The Dual Ramsey Theorem

Let $(\mathbb{N} )^k$ denote the set of partitions of $\mathbb{N}$ into exactly knonempty pieces. Let $(\mathbb{N} )^\infty$ denote the set of partitions of $\mathbb{N}$ into infinitely many nonempty pieces. For $X\in(\mathbb{N} )^\infty$, (X)^k is the set of all $Y\in(\mathbb{N} )^k$ such that Y is coarser than X. The dual Ramsey theorem of Carlson/Simpson [6] reads as follows:

If $(\mathbb{N} )^k$ is colored with finitely many Borel colors, then there exists $X\in(\mathbb{N} )^\infty$ such that (X)^k is monochromatic.

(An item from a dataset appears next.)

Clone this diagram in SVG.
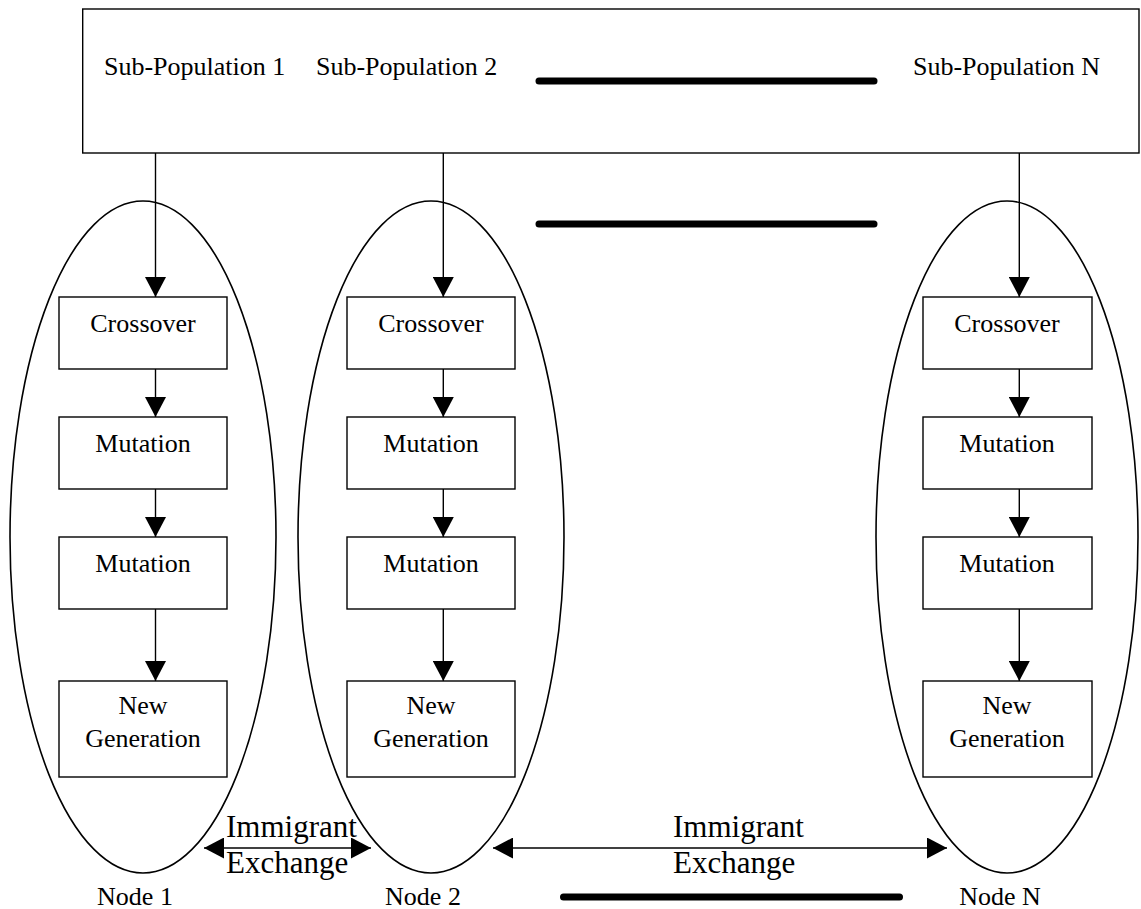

This also holds with k replaced by $\infty$. There are some important generalizations of this due to Carlson. This kind of result has been used by Furstenberg and Katznelson to obtain a ``density version'' of the Hales/Jewett theorem. For references, see my book [32, remark X.3.6].

There are many open problems concerning the strength of the dual Ramsey theorem and related theorems. Slaman [34] has shown that the dual Ramsey theorem is provable in $\Pi^1_1$- $\mathsf{CA}_0$. No interesting reversal is known.

Let A be a fixed finite alphabet. $A^{\textstyle*}$ denotes the set of words, i.e., finite strings of elements of A. An infinite variable word is an infinite string W of elements of $A\cup\{x_n:n\in\mathbb{N}\}$ such that each x_n occurs at least once, and all occurrences of x_n precede all occurrences of x_n+1, for all n. If $s=a_0\cdots a_{n-1}\in A^{\textstyle*}$, we denote by W(s)the word which results from W upon replacing all occurrences of x_m by a_m for each m<n, then truncating just before the first occurrence of x_n. A key lemma of Carlson/Simpson [6] reads as follows:

If $A^{\textstyle*}$ is colored with finitely many colors, then there exists an infinite variable word W such that $W(A^{\textstyle*})=\{W(s):s\in A^{\textstyle*}\}$ is monochromatic.

The strength of this lemma is unknown. In particular, it is unknown whether this lemma is true recursively, i.e., whether W can be taken to be recursive in the given coloring. For more background on this problem, see Simpson [30].